Make it go faster

Make it go faster

 

For the last couple of years I have been working on a large enterprise roll-out of a certain software product.  With my Infrastructure architect hat on I spent a great deal of time with specialists from the software vendor, the implementation partner and our hardware partner to create a system that would handle the expected load of around 1200 concurrent users.In addition to this expected load, the architecture was created in such a way that, should one aspect of the system see higher than expected load we could scale up or scale out “modules” of servers to cope. As we could not rely on the vendor benchmarks (as they referred either to the previous version of the software or to a workload that was completely different from ours) a degree of contingency was built into the day-0 design and we also had the benefit that this was phased deployment, allowing us to monitor capacity as the phases went live and to ensure we could predict the point at which we may need to add more resources before anything ground to a halt.  We were not expecting any issues around the capacity of the infrastructure in any shape or form……

Day 1 – All seems as expected with the exception of a single process, flagged as being performance critical but also repeatedly redeveloped and, due to one reason or another, the process was “sub-optimal”. Various crisis meetings were held in order to try and work around this single “performance issue” now the system was in production, but the sub-optimal process was running as quick as it ever could or had. The shouts for “more power” were heard and even with my best Montgomery Scot attempts I could not get this process to go any faster (back over to the software boys methinks). Over the course of 2 days I was repeatedly urged to go and buy more memory, servers, disk, high-caffeine drink or whatever would make it go faster – but no amount of infrastructure was going to make this process fast – there was a fundamental issue with the way the process was running. Despite being involved in many crisis calls I was unable to articulate this precise point, until I had a brainwave and came up with the following:

Simple Terms

We have a large pile of servers, storage and networking sat in the server room. Consider these as a large motorway (or freeway if you are thus inclined). Our motorway has the following:

  • Multiple lanes – this is the amount of processes that can run concurrently on the servers. The more that run in parallel the more are able complete in a given time.
  • A speed limit – this is how quickly processes could potentially go. The quicker they can go, the more complete in a given time.
  • Vehicles – These are the processes, that are running on the servers. Of varying sizes and speeds.

Our motorway is mostly empty. It has a dozen lanes and maybe one or two of these are ever in use. This there is plenty of capacity

Our speed limit is pretty high. These are, after all, modern servers on an optimised storage and network infrastructure.

We have a problem process (one of the vehicles). It is, compared with all the others on the motorway, perhaps a 2cv at best. It is slow and, on a busy system (not ours), might be clogging up one of the lanes. No matter how many more lanes (servers) we add to our motorway. No matter how high we raise the speed limit, the 2cv is going as fast as it can possibly go. If we want to go faster, we need to look at getting a faster car.
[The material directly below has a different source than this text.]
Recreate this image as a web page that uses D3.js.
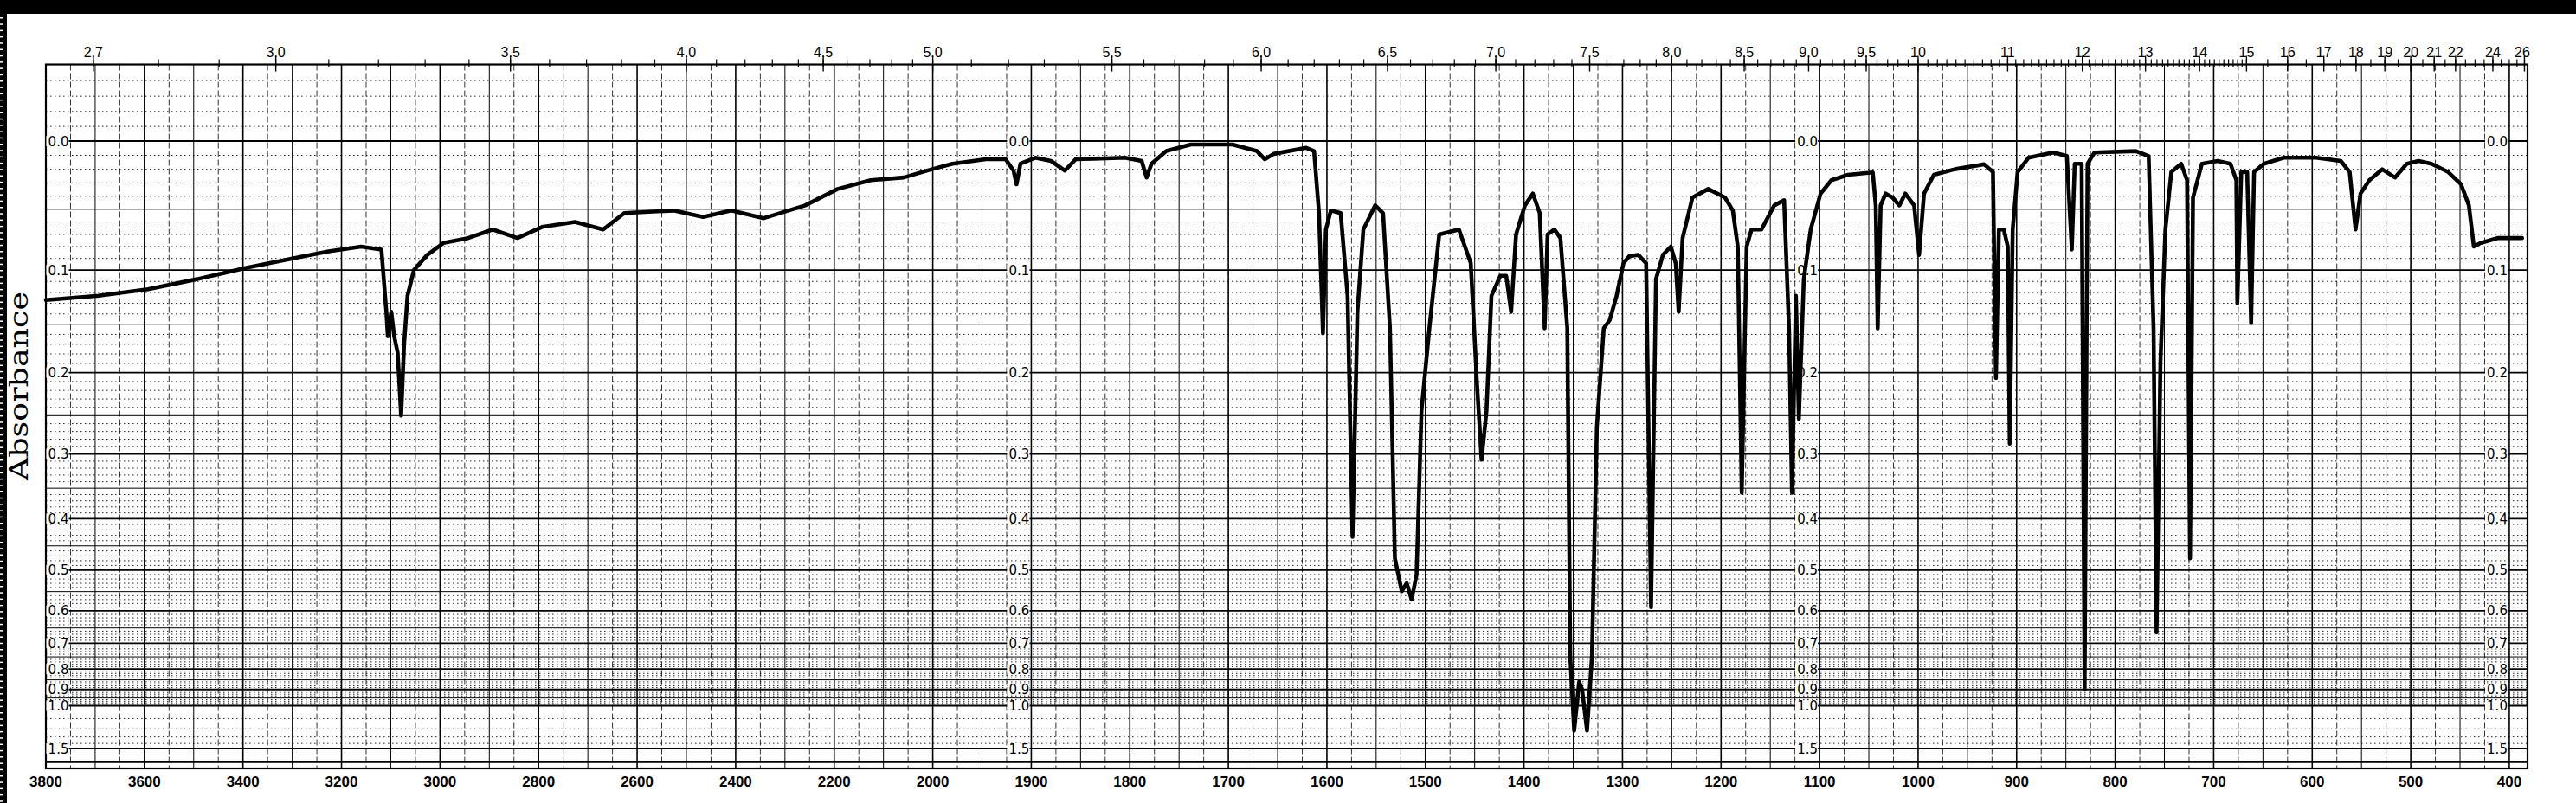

Through this magical combination of words I was able to convince the captains that throwing money at me to buy new hardware (although nice) was not going to make a jot of difference and was certainly not a quick fix for the slow process. The issue ceased to be once for me and, with a little thought and understanding the software guys re-architected their solution making it run 20-30x quicker and even managed to reduce the load on the servers running the process (which was not massive in the first place).

Conclusion

Finding the right words and putting them in the right order is the answer to making people understand. If you can closely approximate it to something in the real world that is understood then the rest is just substitution.